Last Thursday, an intruder attempted to secure personal information of our registered developers from our developer website. Sensitive personal information was encrypted and cannot be accessed, however, we have not been able to rule out the possibility that some developers’ names, mailing addresses, and/or email addresses may have been accessed. In the spirit of transparency, we want to inform you of the issue. We took the site down immediately on Thursday and have been working around the clock since then.

In order to prevent a security threat like this from happening again, we’re completely overhauling our developer systems, updating our server software, and rebuilding our entire database. We apologize for the significant inconvenience that our downtime has caused you and we expect to have the developer website up again soon.

If your program membership was set to expire during this period, it has been extended and your app will remain on the App Store. If you have any other concerns about your account, please contact us.

Thank you for your patience.

Enter Ibrahim Balic, a security researcher based in the United Kingdom. He claims to be the man responsible for the initial attempt on the Developer Center and found seven bugs, which he later reported to Apple. In a YouTube video (which he later made private), he showed the personal data of 73 Apple employees to prove that the exploit existed to Apple, whilst saying that the data of over 100,000 developers was also accessed when he broke into the system. Luckily for the developers, Ibrahim maintains that he has no malicious plans for the data he accessed.

In a TechCrunch comment, Ibrahim wrote:

Hi there,
My name is ibrahim Balic, I am a security researcher. You can also search my name from Facebook’s Whitehat List. I do private consulting for particular firms. Recently I have started doing research on Apple inc.

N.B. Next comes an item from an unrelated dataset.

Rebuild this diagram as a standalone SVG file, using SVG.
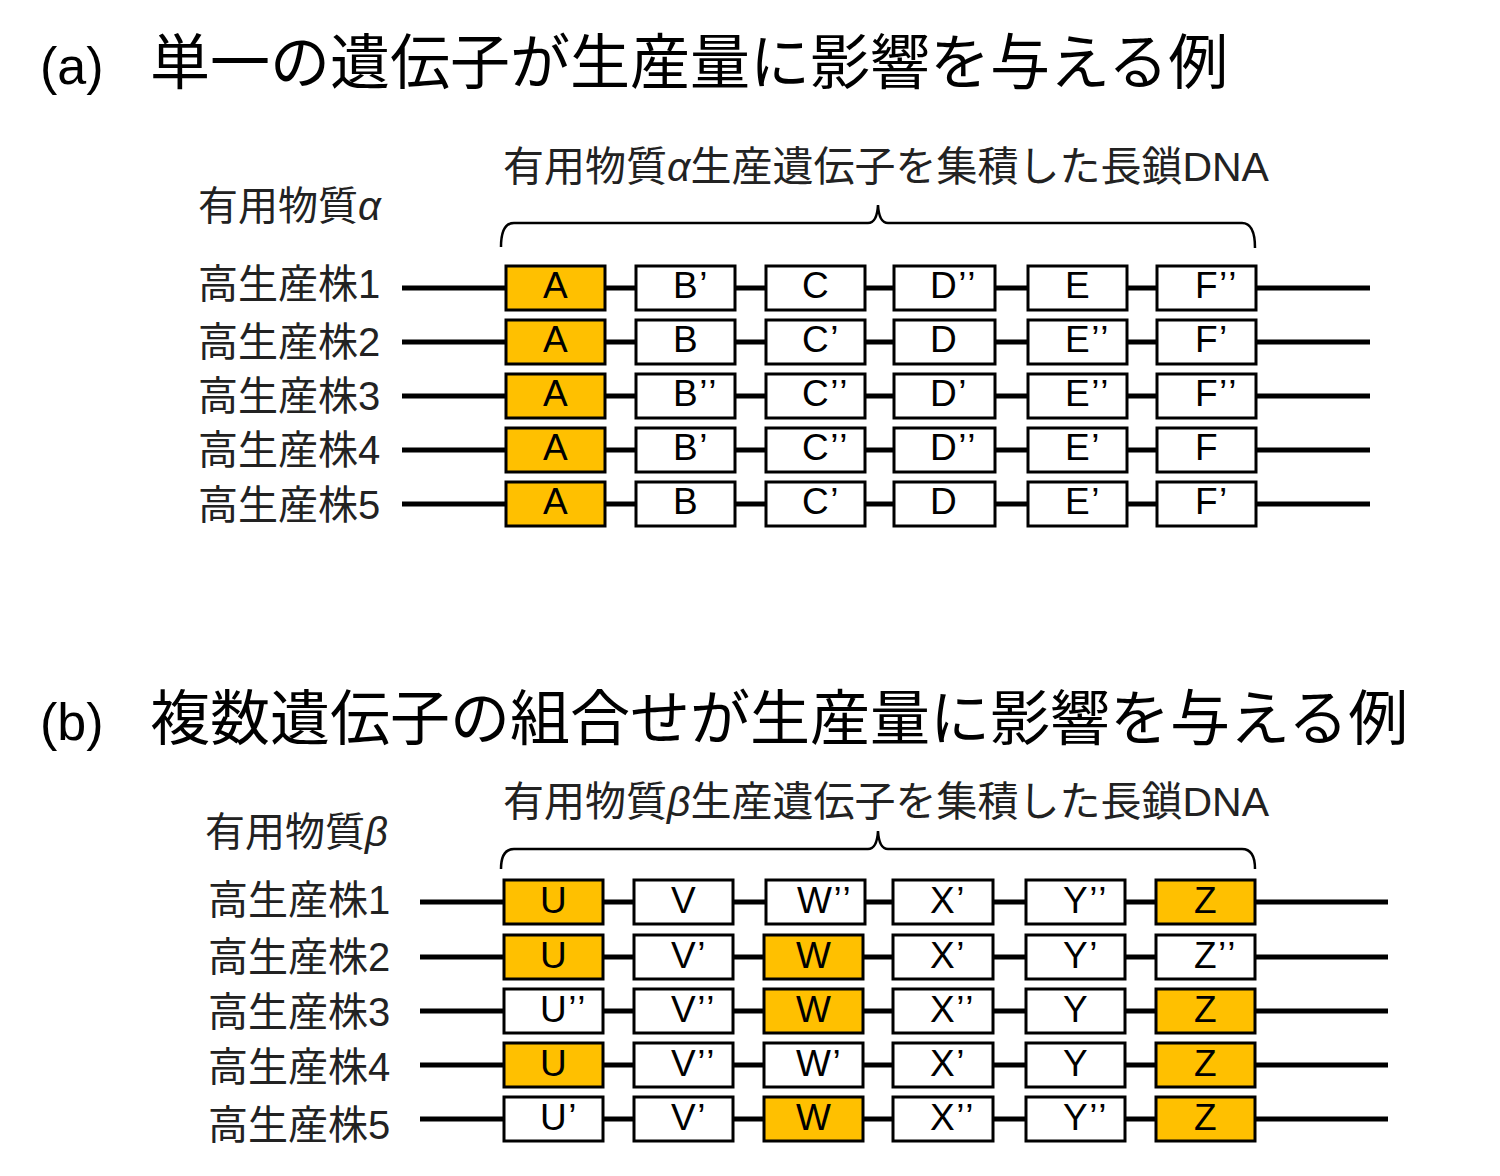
<svg xmlns="http://www.w3.org/2000/svg" width="1500" height="1176" viewBox="0 0 1500 1176">
<style>
.title{font-family:"Liberation Sans","Noto Sans CJK JP",sans-serif;font-size:52px;fill:#000}
.tj{font-family:"Noto Sans CJK JP",sans-serif;font-size:60px;fill:#000}
.lbl{font-family:"Liberation Sans","Noto Sans CJK JP",sans-serif;font-size:40px;fill:#222}
.hd{font-family:"Liberation Sans","Noto Sans CJK JP",sans-serif;font-size:41px;fill:#222}
.w{fill:#fff;stroke:#000;stroke-width:3}
.o{fill:#FFC000;stroke:#000;stroke-width:3}
.t{font-family:"Liberation Sans",sans-serif;font-size:37px;fill:#000;letter-spacing:1.5px}
.ln{stroke:#000;stroke-width:5;fill:none}
.br{stroke:#000;stroke-width:2.5;fill:none}
</style>
<rect width="1500" height="1176" fill="#fff"/>
<g id="title-a"><text class="title" x="40" y="84">(a)</text><text class="tj" x="150" y="84">単一の遺伝子が生産量に影響を与える例</text></g>
<g id="title-b"><text class="title" x="40" y="740">(b)</text><text class="tj" x="150" y="740">複数遺伝子の組合せが生産量に影響を与える例</text></g>

<g id="header-a"><text class="hd" x="503" y="181">有用物質<tspan font-style="italic">α</tspan>生産遺伝子を集積した長鎖DNA</text></g>
<g id="substance-a"><text class="lbl" x="198" y="220">有用物質<tspan font-style="italic">α</tspan></text></g>
<g id="header-b"><text class="hd" x="503" y="816">有用物質<tspan font-style="italic">β</tspan>生産遺伝子を集積した長鎖DNA</text></g>
<g id="substance-b"><text class="lbl" x="205" y="846">有用物質<tspan font-style="italic">β</tspan></text></g>

<g id="brace-a"><path class="br" d="M501 247 Q501 223 514 223 L868 223 Q877 223 878 205 Q879 223 888 223 L1242 223 Q1255 223 1255 248"/></g>
<g id="brace-b"><path class="br" d="M501 869 Q501 849 514 849 L868 849 Q877 849 878 831 Q879 849 888 849 L1242 849 Q1255 849 1255 869"/></g>

<g id="labels-a">
<text class="lbl" x="198" y="298">高生産株1</text>
<text class="lbl" x="198" y="356">高生産株2</text>
<text class="lbl" x="198" y="410">高生産株3</text>
<text class="lbl" x="198" y="464">高生産株4</text>
<text class="lbl" x="198" y="519">高生産株5</text>
</g>
<g id="labels-b">
<text class="lbl" x="208" y="914">高生産株1</text>
<text class="lbl" x="208" y="971">高生産株2</text>
<text class="lbl" x="208" y="1026">高生産株3</text>
<text class="lbl" x="208" y="1081">高生産株4</text>
<text class="lbl" x="208" y="1139">高生産株5</text>
</g>

<g id="connectors">
<line class="ln" x1="402" y1="288" x2="1370" y2="288"/>
<line class="ln" x1="402" y1="342" x2="1370" y2="342"/>
<line class="ln" x1="402" y1="396" x2="1370" y2="396"/>
<line class="ln" x1="402" y1="450" x2="1370" y2="450"/>
<line class="ln" x1="402" y1="504" x2="1370" y2="504"/>
<line class="ln" x1="420" y1="902" x2="1388" y2="902"/>
<line class="ln" x1="420" y1="957" x2="1388" y2="957"/>
<line class="ln" x1="420" y1="1011" x2="1388" y2="1011"/>
<line class="ln" x1="420" y1="1065" x2="1388" y2="1065"/>
<line class="ln" x1="420" y1="1119" x2="1388" y2="1119"/>
</g>

<g id="a1A"><rect class="o" x="506" y="266" width="99" height="44"/><text class="t" x="543" y="298">A</text></g>
<g id="a1B"><rect class="w" x="636" y="266" width="99" height="44"/><text class="t" x="673" y="298">B’</text></g>
<g id="a1C"><rect class="w" x="766" y="266" width="99" height="44"/><text class="t" x="802" y="298">C</text></g>
<g id="a1D"><rect class="w" x="894" y="266" width="101" height="44"/><text class="t" x="930" y="298">D’’</text></g>
<g id="a1E"><rect class="w" x="1028" y="266" width="99" height="44"/><text class="t" x="1065" y="298">E</text></g>
<g id="a1F"><rect class="w" x="1157" y="266" width="99" height="44"/><text class="t" x="1195" y="298">F’’</text></g>

<g id="a2A"><rect class="o" x="506" y="320" width="99" height="44"/><text class="t" x="543" y="352">A</text></g>
<g id="a2B"><rect class="w" x="636" y="320" width="99" height="44"/><text class="t" x="673" y="352">B</text></g>
<g id="a2C"><rect class="w" x="766" y="320" width="99" height="44"/><text class="t" x="802" y="352">C’</text></g>
<g id="a2D"><rect class="w" x="894" y="320" width="101" height="44"/><text class="t" x="930" y="352">D</text></g>
<g id="a2E"><rect class="w" x="1028" y="320" width="99" height="44"/><text class="t" x="1065" y="352">E’’</text></g>
<g id="a2F"><rect class="w" x="1157" y="320" width="99" height="44"/><text class="t" x="1195" y="352">F’</text></g>

<g id="a3A"><rect class="o" x="506" y="374" width="99" height="44"/><text class="t" x="543" y="406">A</text></g>
<g id="a3B"><rect class="w" x="636" y="374" width="99" height="44"/><text class="t" x="673" y="406">B’’</text></g>
<g id="a3C"><rect class="w" x="766" y="374" width="99" height="44"/><text class="t" x="802" y="406">C’’</text></g>
<g id="a3D"><rect class="w" x="894" y="374" width="101" height="44"/><text class="t" x="930" y="406">D’</text></g>
<g id="a3E"><rect class="w" x="1028" y="374" width="99" height="44"/><text class="t" x="1065" y="406">E’’</text></g>
<g id="a3F"><rect class="w" x="1157" y="374" width="99" height="44"/><text class="t" x="1195" y="406">F’’</text></g>

<g id="a4A"><rect class="o" x="506" y="428" width="99" height="44"/><text class="t" x="543" y="460">A</text></g>
<g id="a4B"><rect class="w" x="636" y="428" width="99" height="44"/><text class="t" x="673" y="460">B’</text></g>
<g id="a4C"><rect class="w" x="766" y="428" width="99" height="44"/><text class="t" x="802" y="460">C’’</text></g>
<g id="a4D"><rect class="w" x="894" y="428" width="101" height="44"/><text class="t" x="930" y="460">D’’</text></g>
<g id="a4E"><rect class="w" x="1028" y="428" width="99" height="44"/><text class="t" x="1065" y="460">E’</text></g>
<g id="a4F"><rect class="w" x="1157" y="428" width="99" height="44"/><text class="t" x="1195" y="460">F</text></g>

<g id="a5A"><rect class="o" x="506" y="482" width="99" height="44"/><text class="t" x="543" y="514">A</text></g>
<g id="a5B"><rect class="w" x="636" y="482" width="99" height="44"/><text class="t" x="673" y="514">B</text></g>
<g id="a5C"><rect class="w" x="766" y="482" width="99" height="44"/><text class="t" x="802" y="514">C’</text></g>
<g id="a5D"><rect class="w" x="894" y="482" width="101" height="44"/><text class="t" x="930" y="514">D</text></g>
<g id="a5E"><rect class="w" x="1028" y="482" width="99" height="44"/><text class="t" x="1065" y="514">E’</text></g>
<g id="a5F"><rect class="w" x="1157" y="482" width="99" height="44"/><text class="t" x="1195" y="514">F’</text></g>

<g id="b1U"><rect class="o" x="504" y="880" width="99" height="44"/><text class="t" x="540" y="913">U</text></g>
<g id="b1V"><rect class="w" x="634" y="880" width="99" height="44"/><text class="t" x="671" y="913">V</text></g>
<g id="b1W"><rect class="w" x="766" y="880" width="99" height="44"/><text class="t" x="797" y="913">W’’</text></g>
<g id="b1X"><rect class="w" x="893" y="880" width="100" height="44"/><text class="t" x="930" y="913">X’</text></g>
<g id="b1Y"><rect class="w" x="1026" y="880" width="99" height="44"/><text class="t" x="1063" y="913">Y’’</text></g>
<g id="b1Z"><rect class="o" x="1156" y="880" width="99" height="44"/><text class="t" x="1194" y="913">Z</text></g>

<g id="b2U"><rect class="o" x="504" y="935" width="99" height="44"/><text class="t" x="540" y="968">U</text></g>
<g id="b2V"><rect class="w" x="634" y="935" width="99" height="44"/><text class="t" x="671" y="968">V’</text></g>
<g id="b2W"><rect class="o" x="764" y="935" width="99" height="44"/><text class="t" x="796" y="968">W</text></g>
<g id="b2X"><rect class="w" x="893" y="935" width="100" height="44"/><text class="t" x="930" y="968">X’</text></g>
<g id="b2Y"><rect class="w" x="1026" y="935" width="99" height="44"/><text class="t" x="1063" y="968">Y’</text></g>
<g id="b2Z"><rect class="w" x="1156" y="935" width="99" height="44"/><text class="t" x="1194" y="968">Z’’</text></g>

<g id="b3U"><rect class="w" x="504" y="989" width="99" height="44"/><text class="t" x="540" y="1022">U’’</text></g>
<g id="b3V"><rect class="w" x="634" y="989" width="99" height="44"/><text class="t" x="671" y="1022">V’’</text></g>
<g id="b3W"><rect class="o" x="764" y="989" width="99" height="44"/><text class="t" x="796" y="1022">W</text></g>
<g id="b3X"><rect class="w" x="893" y="989" width="100" height="44"/><text class="t" x="930" y="1022">X’’</text></g>
<g id="b3Y"><rect class="w" x="1026" y="989" width="99" height="44"/><text class="t" x="1063" y="1022">Y</text></g>
<g id="b3Z"><rect class="o" x="1156" y="989" width="99" height="44"/><text class="t" x="1194" y="1022">Z</text></g>

<g id="b4U"><rect class="o" x="504" y="1043" width="99" height="44"/><text class="t" x="540" y="1076">U</text></g>
<g id="b4V"><rect class="w" x="634" y="1043" width="99" height="44"/><text class="t" x="671" y="1076">V’’</text></g>
<g id="b4W"><rect class="w" x="764" y="1043" width="99" height="44"/><text class="t" x="796" y="1076">W’</text></g>
<g id="b4X"><rect class="w" x="893" y="1043" width="100" height="44"/><text class="t" x="930" y="1076">X’</text></g>
<g id="b4Y"><rect class="w" x="1026" y="1043" width="99" height="44"/><text class="t" x="1063" y="1076">Y</text></g>
<g id="b4Z"><rect class="o" x="1156" y="1043" width="99" height="44"/><text class="t" x="1194" y="1076">Z</text></g>

<g id="b5U"><rect class="w" x="504" y="1097" width="99" height="44"/><text class="t" x="540" y="1130">U’</text></g>
<g id="b5V"><rect class="w" x="634" y="1097" width="99" height="44"/><text class="t" x="671" y="1130">V’</text></g>
<g id="b5W"><rect class="o" x="764" y="1097" width="99" height="44"/><text class="t" x="796" y="1130">W</text></g>
<g id="b5X"><rect class="w" x="893" y="1097" width="100" height="44"/><text class="t" x="930" y="1130">X’’</text></g>
<g id="b5Y"><rect class="w" x="1026" y="1097" width="99" height="44"/><text class="t" x="1063" y="1130">Y’’</text></g>
<g id="b5Z"><rect class="o" x="1156" y="1097" width="99" height="44"/><text class="t" x="1194" y="1130">Z</text></g>
</svg>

In total I have found 13 bugs and have reported through http://bugreport.apple.com. The bugs are all reported one by one and Apple was informed. I gave details to Apple as much as I can and I’ve also added screenshots.

One of those bugs have provided me access to users details etc. I immediately reported this to Apple. I have taken 73 users details (all apple inc workers only) and prove them as an example.

4 hours later from my final report Apple developer portal gas closed down and you know it still is. I have emailed and asked if I am putting them in any difficulty so that I can give a break to my research. I have not gotten any respond to this… I have been waiting since then for them to contact me, and today I’m reading news saying that they have been attacked and hacked. In some of the media news I watch/read that whether legal authorities were involved in its investigation of the hack. I’m not feeling very happy with what I read and a bit irritated, as I did not done this research to harm or damage. I didn’t attempt to publish or have not shared this situation with anybody else. My aim was to report bugs and collect the datas for the porpoise of seeing how deep I can go within this scope. I have over 100.000+ users details and Apple is informed about this. I didn’t attempt to get the datas first and report then, instead I have reported first.

I do not want my name to be in blacklist, please search on this situation. I’m keeping all the evidences, emails and images also I have the records of bugs that I made through Apple bug-report.

His story matches up with the timeline of events, although his explanation of “porpoise [sic] of seeing how deep I can go within this scope” for downloading the data of over 100,000 Apple Developer accounts pushes him beyond the bounds of plausible deniability. The Member Center, where registered Apple developers can download Software Development Kits and beta version of Mac OSX and iOS, was still down at the time of writing, and currently redirects to the errror message displayed below.

Security researcher claims responsibility for Apple breach

Apple have issued no timeframe for when the developer center will be back up. The downtime has impacted on the iOS beta release schedule, with the fourth beta of Apple’s radically redesigned mobile operating system due to have been released earlier today – no sign of that so far. New provisioning profiles for devices can also not be created, and new apps cannot be submitted to the Mac App Store and iOS App Store, leading many developers to hope that the Developer Center comes back sooner rather than later.